Despite being built with "leftovers," the 126-year-old Assembly Hall is an impressive, though often overlooked, structure on Temple Square.
Constructed mostly with cast-off stone from the building of the Salt Lake Temple of The Church of Jesus Christ of Latter-day Saints, the Assembly Hall was officially dedicated in 1882.
Although the Assembly Hall's granite rock came from the same quarry in Little Cottonwood Canyon as the granite for the Salt Lake Temple, its stones were not cut as precisely as those for the temple. Hence, the Assembly Hall has a rougher and darker texture with greater spacing between blocks.
The Assembly Hall, built by pioneers beginning in 1877, is described by the church's Web site as "a charming Gothic-style building with lovely stained-glass windows." It can seat 1,200 people, and has a main floor and balcony. That compares to 4,000 people in the Tabernacle and 21,000 in the Conference Center.
Often overshadowed by the larger Tabernacle or the modern Conference Center, the Assembly Hall has a fascinating history though it isn't widely known.
It was built to provide a more efficient structure that could be heated in the winter, according to the Mormon Historical Sites Registry and the church's Ensign magazine. President Brigham Young announced plans to build the Assembly Hall at a priesthood meeting in the Salt Lake Stake on Aug. 11, 1877 just 18 days before he died.
Initially, the building was mostly for meetings of the Salt Lake Stake. The spacious interior of the Tabernacle defied heating technology of the day. The Assembly Hall was smaller and boasted a steam heating system, piped under alternate benches throughout and with a dozen radiators against the interior walls.
The hall also was superbly lighted in its early days, with 24 gas lamps and a gigantic chandelier with 12 gas jets.
So, if Sunday was a cold winter day, meetings would often be held in the comfort of the Assembly Hall, instead of the cold Tabernacle, according to an 1882 report in the Deseret News.
It is likely this practice lasted through much of the rest of the 19th century. Fewer members likely attended meetings on cold winter days, and so the smaller Assembly Hall was probably adequate in size.
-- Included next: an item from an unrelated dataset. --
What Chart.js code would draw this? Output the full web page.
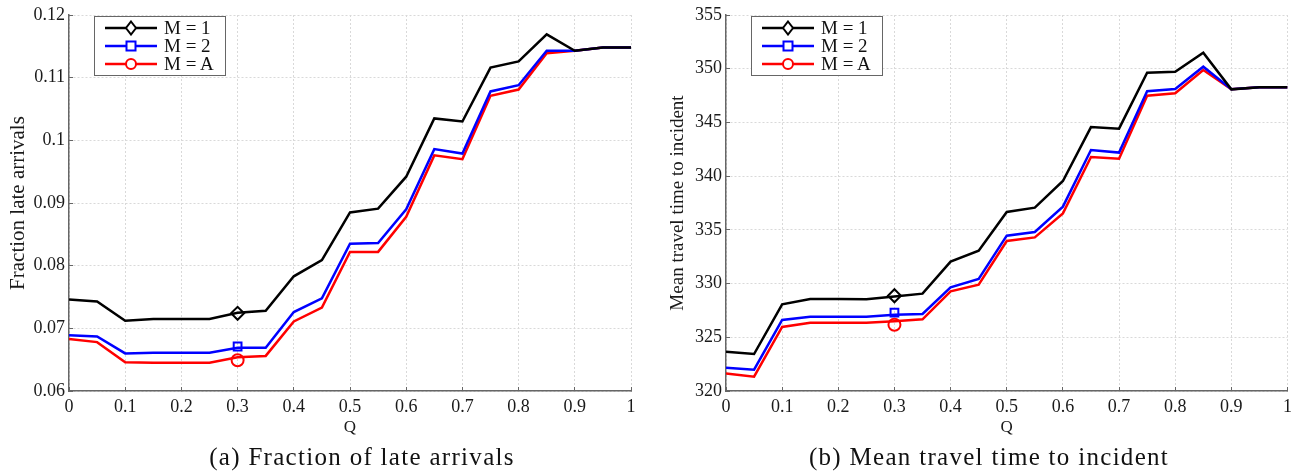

Led by Henry Grow, construction on the Assembly Hall lasted about three years. Church members in the Salt Lake area were encouraged to donate at least one day's labor toward its construction.
The "Bowery," a series of poles and braces supporting tree branches to block the summer sun, was the first structure to occupy the southwest corner of Temple Square, where the Assembly Hall is today.
The adobe "Old Tabernacle" was located there from 1852 to 1877; it seated 2,500. The Salt Lake Tabernacle opened in 1875.
Obed Taylor designed the Assembly Hall in the popular-at-that-time Gothic Victorian Style.
Construction on the Assembly Hall confused some Salt Lake residents, many referring to it as a "new tabernacle." Hence, LDS Church President John Taylor named it the "Salt Lake Assembly Hall" in 1879. The building cost about $90,000.
President Joseph F. Smith, a counselor in the First Presidency, dedicated the Assembly Hall on Jan. 8, 1882.
"May the spirit of the holy gospel dwell in the midst of the people that shall come from Sabbath to Sabbath, and from time to time, to attend the meetings and worship in this house," President Smith stated in his dedicatory prayer.
The Assembly Hall resembles a small Gothic cathedral. It also boasts 24 spires around its perimeter. Stars of David are circumscribed high above each entrance.
The building has been modified and renovated over the years. For example, a weather vane, featuring a 4-foot-tall angel, like one that once topped the first Nauvoo (Ill.) Temple, was eventually removed from the Assembly Hall. Also, some original ceiling murals that depicted the Nauvoo and Kirtland (Ohio) temples, as well as other scenes from early church history such as Joseph Smith's First Vision, were removed or painted over during a renovation.
An extensive renovation on the building, seeking to restore it to its original grandeur after a century of use, took place from 1979 to 1983. This work also corrected some structural weaknesses in the building's tower and roof trusses. Steel enhanced the original roof trusses.
Each of the hall's 24 spires were capped with new fiberglass spires, as the original ones had deteriorated. These were molded to the exact shape of the originals.
All softwood benches in the Assembly Hall were replaced, and a new 3,489-pipe organ was installed. A new roof and flooring were also a part of that renovation. All woodwork was refinished and drapes were replaced with window shutters.
A large basement area was enhanced beneath the main hall, where there are three organ practice rooms. A concert grand piano and two harpsichords were added to the building's musical facilities.
The building's acoustics were also improved then by installing 800 small speakers under the benches.
Today, the Assembly Hall hosts periodic music concerts and is used for an occasional funeral.It is open daily 9 a.m. to 9 p.m., like most of Temple Square, and concerts are often held there on Fridays and Saturdays at 7:30 p.m.